→ What you need to do: Output each line exactly as it appears, skipping any embedded picture.

-- Start Supplied information --

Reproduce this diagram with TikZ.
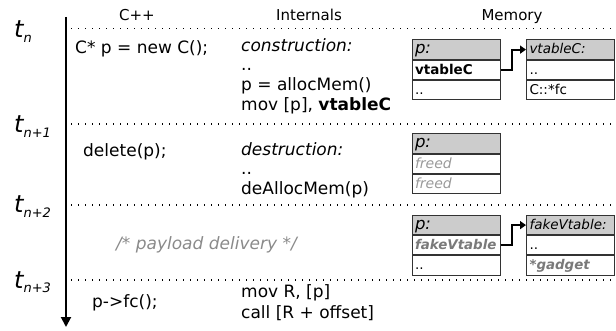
\documentclass[tikz,border=0pt]{standalone}
\usepackage{fontspec}
\setmainfont{DejaVu Sans}
\usetikzlibrary{arrows.meta,positioning}
\definecolor{hdrgray}{HTML}{CCCCCC}
\definecolor{boxline}{HTML}{333333}
\definecolor{deadtext}{HTML}{9A9A9A}
\definecolor{faketext}{HTML}{7A7A7A}
\definecolor{commenttext}{HTML}{8A8A8A}
\newcommand{\tlabel}[1]{{\fontsize{24}{28}\selectfont\itshape t}\raisebox{-5pt}{\fontsize{13}{15}\selectfont\itshape #1}}
\begin{document}
\begin{tikzpicture}[x=1pt,y=-1pt,
  txt/.style={anchor=base west, inner sep=0pt, font=\fontsize{17}{20}\selectfont},
  hdr/.style={anchor=base, inner sep=0pt, font=\fontsize{15}{18}\selectfont},
  tlab/.style={anchor=base west, inner sep=0pt},
  sepline/.style={line width=1.2pt, dash pattern=on 1.2pt off 5.8pt},
  timeline/.style={line width=2pt, -{Triangle[length=10pt,width=10pt]}},
  cell/.style={draw=boxline, line width=1pt, fill=white, minimum height=19.2pt,
    text width=82pt, inner xsep=3pt, inner ysep=0pt, align=left,
    text height=10.5pt, text depth=2pt, font=\fontsize{13.5}{15}\selectfont},
  cellhead/.style={cell, fill=hdrgray, font=\fontsize{13.5}{15}\selectfont\itshape},
  pcell/.style={cellhead, font=\fontsize{16.5}{18}\selectfont\itshape},
  ptr/.style={line width=2pt, -{Triangle[length=6pt,width=8pt]}},
  dead/.style={text=deadtext, font=\fontsize{14}{15}\selectfont\itshape},
  fake/.style={text=faketext, font=\fontsize{13.4}{15}\selectfont\bfseries\itshape},
]
\useasboundingbox (0,0) rectangle (616,331);

% time axis
\coordinate (tl-top) at (66,17);
\coordinate (tl-bot) at (66,327);
\draw[timeline] (tl-top) -- (tl-bot);

% separators between the time steps
\coordinate (s0a) at (71,28.5);  \coordinate (s0b) at (616,28.5);
\coordinate (s1a) at (71,124);   \coordinate (s1b) at (616,124);
\coordinate (s2a) at (71,205);   \coordinate (s2b) at (616,205);
\coordinate (s3a) at (71,280);   \coordinate (s3b) at (616,280);
\draw[sepline] (s0a) -- (s0b);
\draw[sepline] (s1a) -- (s1b);
\draw[sepline] (s2a) -- (s2b);
\draw[sepline] (s3a) -- (s3b);

% time labels
\node[tlab] (t0) at (14,38)  {\tlabel{n}};
\node[tlab] (t1) at (14,133) {\tlabel{n+1}};
\node[tlab] (t2) at (14,213) {\tlabel{n+2}};
\node[tlab] (t3) at (14,288) {\tlabel{n+3}};

% column headers
\node[hdr] (hcpp) at (137,21) {C++};
\node[hdr] (hint) at (309,21) {Internals};
\node[hdr] (hmem) at (512,21) {Memory};

% step n: construction
\node[txt] (c0)  at (75,54)    {C* p = new C();};
\node[txt] (i0a) at (241,51.5) {\itshape construction:};
\node[txt] (i0b) at (241,71)   {..};
\node[txt] (i0c) at (241,91)   {p = allocMem()};
\node[txt] (i0d) at (241,110.5){mov [p], \textbf{vtableC}};

\node[pcell, anchor=north west] (m0a) at (411.5,39.5) {p:};
\node[cell, below=0pt of m0a] (m0b) {\bfseries vtableC};
\node[cell, below=0pt of m0b] (m0c) {..};
\node[cellhead, anchor=north west] (v0a) at (526,39.5) {vtableC:};
\node[cell, below=0pt of v0a] (v0b) {..};
\node[cell, below=0pt of v0b] (v0c) {C::*fc};
\draw[ptr] (m0b.east) -- ++(11,0) |- (v0a.west);

% step n+1: destruction
\node[txt] (c1)  at (83,157)   {delete(p);};
\node[txt] (i1a) at (241,155.5){\itshape destruction:};
\node[txt] (i1b) at (241,175)  {..};
\node[txt] (i1c) at (241,194.5){deAllocMem(p)};

\node[pcell, anchor=north west] (m1a) at (411.5,133.5) {p:};
\node[cell, below=0pt of m1a, dead] (m1b) {freed};
\node[cell, below=0pt of m1b, dead] (m1c) {freed};

% step n+2: payload
\node[txt, text=commenttext, font=\fontsize{17}{20}\selectfont\itshape] (c2) at (116,250) {/* payload delivery */};

\node[pcell, anchor=north west] (m2a) at (411.5,215) {p:};
\node[cell, below=0pt of m2a, fake] (m2b) {fakeVtable};
\node[cell, below=0pt of m2b] (m2c) {..};
\node[cellhead, anchor=north west] (v2a) at (526,215) {fakeVtable:};
\node[cell, below=0pt of v2a] (v2b) {..};
\node[cell, below=0pt of v2b, fake] (v2c) {*gadget};
\draw[ptr] (m2b.east) -- ++(11,0) |- (v2a.west);

% step n+3: virtual call
\node[txt] (c3)  at (92,307)  {p->fc();};
\node[txt] (i3a) at (241,298) {mov R, [p]};
\node[txt] (i3b) at (241,318) {call [R + offset]};
\end{tikzpicture}
\end{document}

-- End Supplied information --

→ Exercise output:
Reproduce this diagram with TikZ.
\documentclass[tikz,border=0pt]{standalone}
\usepackage{fontspec}
\setmainfont{DejaVu Sans}
\usetikzlibrary{arrows.meta,positioning}
\definecolor{hdrgray}{HTML}{CCCCCC}
\definecolor{boxline}{HTML}{333333}
\definecolor{deadtext}{HTML}{9A9A9A}
\definecolor{faketext}{HTML}{7A7A7A}
\definecolor{commenttext}{HTML}{8A8A8A}
\newcommand{\tlabel}[1]{{\fontsize{24}{28}\selectfont\itshape t}\raisebox{-5pt}{\fontsize{13}{15}\selectfont\itshape #1}}
\begin{document}
\begin{tikzpicture}[x=1pt,y=-1pt,
  txt/.style={anchor=base west, inner sep=0pt, font=\fontsize{17}{20}\selectfont},
  hdr/.style={anchor=base, inner sep=0pt, font=\fontsize{15}{18}\selectfont},
  tlab/.style={anchor=base west, inner sep=0pt},
  sepline/.style={line width=1.2pt, dash pattern=on 1.2pt off 5.8pt},
  timeline/.style={line width=2pt, -{Triangle[length=10pt,width=10pt]}},
  cell/.style={draw=boxline, line width=1pt, fill=white, minimum height=19.2pt,
    text width=82pt, inner xsep=3pt, inner ysep=0pt, align=left,
    text height=10.5pt, text depth=2pt, font=\fontsize{13.5}{15}\selectfont},
  cellhead/.style={cell, fill=hdrgray, font=\fontsize{13.5}{15}\selectfont\itshape},
  pcell/.style={cellhead, font=\fontsize{16.5}{18}\selectfont\itshape},
  ptr/.style={line width=2pt, -{Triangle[length=6pt,width=8pt]}},
  dead/.style={text=deadtext, font=\fontsize{14}{15}\selectfont\itshape},
  fake/.style={text=faketext, font=\fontsize{13.4}{15}\selectfont\bfseries\itshape},
]
\useasboundingbox (0,0) rectangle (616,331);

% time axis
\coordinate (tl-top) at (66,17);
\coordinate (tl-bot) at (66,327);
\draw[timeline] (tl-top) -- (tl-bot);

% separators between the time steps
\coordinate (s0a) at (71,28.5);  \coordinate (s0b) at (616,28.5);
\coordinate (s1a) at (71,124);   \coordinate (s1b) at (616,124);
\coordinate (s2a) at (71,205);   \coordinate (s2b) at (616,205);
\coordinate (s3a) at (71,280);   \coordinate (s3b) at (616,280);
\draw[sepline] (s0a) -- (s0b);
\draw[sepline] (s1a) -- (s1b);
\draw[sepline] (s2a) -- (s2b);
\draw[sepline] (s3a) -- (s3b);

% time labels
\node[tlab] (t0) at (14,38)  {\tlabel{n}};
\node[tlab] (t1) at (14,133) {\tlabel{n+1}};
\node[tlab] (t2) at (14,213) {\tlabel{n+2}};
\node[tlab] (t3) at (14,288) {\tlabel{n+3}};

% column headers
\node[hdr] (hcpp) at (137,21) {C++};
\node[hdr] (hint) at (309,21) {Internals};
\node[hdr] (hmem) at (512,21) {Memory};

% step n: construction
\node[txt] (c0)  at (75,54)    {C* p = new C();};
\node[txt] (i0a) at (241,51.5) {\itshape construction:};
\node[txt] (i0b) at (241,71)   {..};
\node[txt] (i0c) at (241,91)   {p = allocMem()};
\node[txt] (i0d) at (241,110.5){mov [p], \textbf{vtableC}};

\node[pcell, anchor=north west] (m0a) at (411.5,39.5) {p:};
\node[cell, below=0pt of m0a] (m0b) {\bfseries vtableC};
\node[cell, below=0pt of m0b] (m0c) {..};
\node[cellhead, anchor=north west] (v0a) at (526,39.5) {vtableC:};
\node[cell, below=0pt of v0a] (v0b) {..};
\node[cell, below=0pt of v0b] (v0c) {C::*fc};
\draw[ptr] (m0b.east) -- ++(11,0) |- (v0a.west);

% step n+1: destruction
\node[txt] (c1)  at (83,157)   {delete(p);};
\node[txt] (i1a) at (241,155.5){\itshape destruction:};
\node[txt] (i1b) at (241,175)  {..};
\node[txt] (i1c) at (241,194.5){deAllocMem(p)};

\node[pcell, anchor=north west] (m1a) at (411.5,133.5) {p:};
\node[cell, below=0pt of m1a, dead] (m1b) {freed};
\node[cell, below=0pt of m1b, dead] (m1c) {freed};

% step n+2: payload
\node[txt, text=commenttext, font=\fontsize{17}{20}\selectfont\itshape] (c2) at (116,250) {/* payload delivery */};

\node[pcell, anchor=north west] (m2a) at (411.5,215) {p:};
\node[cell, below=0pt of m2a, fake] (m2b) {fakeVtable};
\node[cell, below=0pt of m2b] (m2c) {..};
\node[cellhead, anchor=north west] (v2a) at (526,215) {fakeVtable:};
\node[cell, below=0pt of v2a] (v2b) {..};
\node[cell, below=0pt of v2b, fake] (v2c) {*gadget};
\draw[ptr] (m2b.east) -- ++(11,0) |- (v2a.west);

% step n+3: virtual call
\node[txt] (c3)  at (92,307)  {p->fc();};
\node[txt] (i3a) at (241,298) {mov R, [p]};
\node[txt] (i3b) at (241,318) {call [R + offset]};
\end{tikzpicture}
\end{document}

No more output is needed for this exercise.